Same Task, More Tokens: the Impact of Input Length on the Reasoning Performance of Large Language Models
To that end, we introduce Flexible LENgth Question Answering dataset (FLenQA) 1, a QA dataset for text-based reasoning (§3). For each sample, composed of a True/False question over two pieces of information required to answer it (the context), we create multiple versions of different lengths by embedding the context parts within longer, irrelevant texts. To ensure that models utilize their entire input, the dataset is composed of tasks for which both pieces of information must reasoned over together in order to correctly answer the question.
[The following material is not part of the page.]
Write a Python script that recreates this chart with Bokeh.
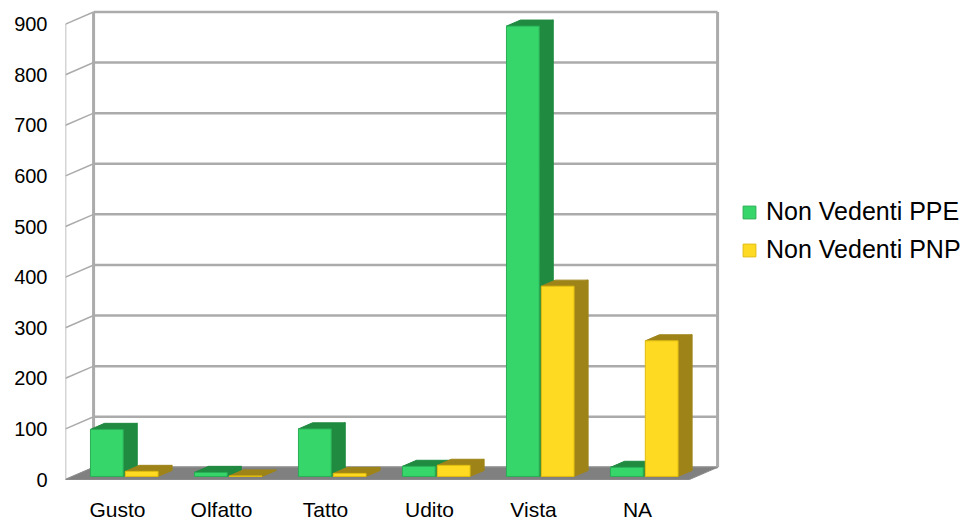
from bokeh.plotting import figure
from bokeh.models import ColumnDataSource, FixedTicker, Legend, LegendItem, Range1d
from bokeh.embed import file_html
from bokeh.resources import INLINE

# ---- data ----
categories = ["Gusto", "Olfatto", "Tatto", "Udito", "Vista", "NA"]
ppe = [93, 8, 94, 20, 890, 18]
pnp = [10, 1, 6, 22, 376, 268]
series_names = ["Non Vedenti PPE", "Non Vedenti PNP"]
y_ticks = [0, 100, 200, 300, 400, 500, 600, 700, 800, 900]

# ---- geometry / style ----
PX_CAT = 104.0
PX_VAL = 0.506
FRAME_W, FRAME_H = 911, 484
DX, DY = 0.27, 24.0          # wall depth (data units)
BDX, BDY = 0.135, 12.0       # bar depth
BASE = 6.0
BAR_W = 0.315
OFFS = [0.24, 0.575]
FRONT = ["#37D66B", "#FFDA22"]
DARK = ["#1F8A40", "#9E8418"]
EDGE = ["#2AAE55", "#E0BC10"]
GRID = "#ABABAB"
FONT = "Liberation Sans"

n = len(categories)
ymax = y_ticks[-1]

p = figure(frame_width=FRAME_W, frame_height=FRAME_H,
           min_border_left=65, min_border_right=0, min_border_top=0, min_border_bottom=40,
           x_range=Range1d(0, FRAME_W / PX_CAT),
           y_range=Range1d(-5 / PX_VAL, 479 / PX_VAL),
           output_backend="svg", toolbar_location=None)
p.xgrid.visible = False
p.ygrid.visible = False
p.outline_line_color = None
p.background_fill_color = "white"
p.border_fill_color = "white"

# walls
p.multi_line(xs=[[DX, n + DX] for _ in y_ticks], ys=[[v + DY, v + DY] for v in y_ticks],
             line_color=GRID, line_width=2.5)
p.multi_line(xs=[[0, DX] for _ in y_ticks], ys=[[v, v + DY] for v in y_ticks],
             line_color=GRID, line_width=1.5)
p.line([0, 0], [0, ymax], line_color=GRID, line_width=1.5)
p.line([DX, DX], [DY, ymax + DY], line_color=GRID, line_width=3)
p.line([n + DX, n + DX], [DY, ymax + DY], line_color=GRID, line_width=3)
# floor
p.patch([0, n, n + DX, DX], [0, 0, DY, DY], fill_color="#808080", line_color="#8A8A8A", line_width=1)

front_renderers = []
for s, vals in enumerate([ppe, pnp]):
    x0 = [i + OFFS[s] for i in range(n)]
    x1 = [x + BAR_W for x in x0]
    y0 = [BASE] * n
    y1 = [BASE + v for v in vals]
    side_xs = [[a, a + BDX, a + BDX, a] for a in x1]
    side_ys = [[b, b + BDY, t + BDY, t] for b, t in zip(y0, y1)]
    top_xs = [[a, c, c + BDX, a + BDX] for a, c in zip(x0, x1)]
    top_ys = [[t, t, t + BDY, t + BDY] for t in y1]
    p.patches(side_xs, side_ys, fill_color=DARK[s], line_color=DARK[s], line_width=1)
    p.patches(top_xs, top_ys, fill_color=DARK[s], line_color=DARK[s], line_width=1)
    src = ColumnDataSource(dict(left=x0, right=x1, bottom=y0, top=y1))
    r = p.quad(left="left", right="right", bottom="bottom", top="top", source=src,
               fill_color=FRONT[s], line_color=EDGE[s], line_width=1)
    front_renderers.append(r)

# axes
p.yaxis.ticker = FixedTicker(ticks=y_ticks)
p.yaxis.axis_line_color = None
p.yaxis.major_tick_line_color = None
p.yaxis.minor_tick_line_color = None
p.yaxis.major_tick_out = 0
p.yaxis.major_tick_in = 0
p.yaxis.major_label_standoff = 18
p.yaxis.major_label_text_font = FONT
p.yaxis.major_label_text_font_size = "20px"
p.yaxis.major_label_text_color = "black"

xt = [i + 0.5 for i in range(n)]
p.xaxis.ticker = FixedTicker(ticks=xt)
p.xaxis.major_label_overrides = {t: c for t, c in zip(xt, categories)}
p.xaxis.axis_line_color = None
p.xaxis.major_tick_line_color = None
p.xaxis.minor_tick_line_color = None
p.xaxis.major_tick_out = 0
p.xaxis.major_tick_in = 0
p.xaxis.major_label_standoff = 13
p.xaxis.major_label_text_font = FONT
p.xaxis.major_label_text_font_size = "21px"
p.xaxis.major_label_text_color = "black"

legend = Legend(items=[LegendItem(label=nm, renderers=[r]) for nm, r in zip(series_names, front_renderers)],
                location=(676, 220), padding=0, margin=0, spacing=9,
                glyph_width=16, glyph_height=16, label_standoff=9,
                label_text_font=FONT, label_text_font_size="25px", label_text_color="black",
                border_line_color=None, background_fill_alpha=0)
p.add_layout(legend)

open("out.html", "w").write(file_html(p, INLINE))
At the same time, we keep the tasks simple enough such that models answer most of them correctly when the information pieces are presented on their own, with no additional padding.
We show that LLMs quickly degrade in their reasoning capabilities, even on input length of 3000 tokens, which is much shorter than their technical maximum (on average over all tested models, a drop in accuracy from 0.92 to 0.68).
Additionally, we explore the effect of embedding the information pieces in various locations within the context, as well as with two kinds of contexts: similar to the information pieces, or dissimilar to them (§4).
We find that regardless of the experimental setting, there are similar trends of degradation. We also show that next-word prediction performance of models on long inputs is uncorrelated with their performance on downstream tasks of reasoning on long inputs (§5).
while Chain-of- Thought (CoT) prompting (Kojima et al., 2022;Wei et al., 2022) increases performance in short inputs, in most models it does not mitigate the degradation of performance when inputs are longer: while CoT prompting increases the accuracy over non-CoT prompting, the amount of increase is roughly consistent across context lengths, and is far from closing the performance drop due to long context (§6).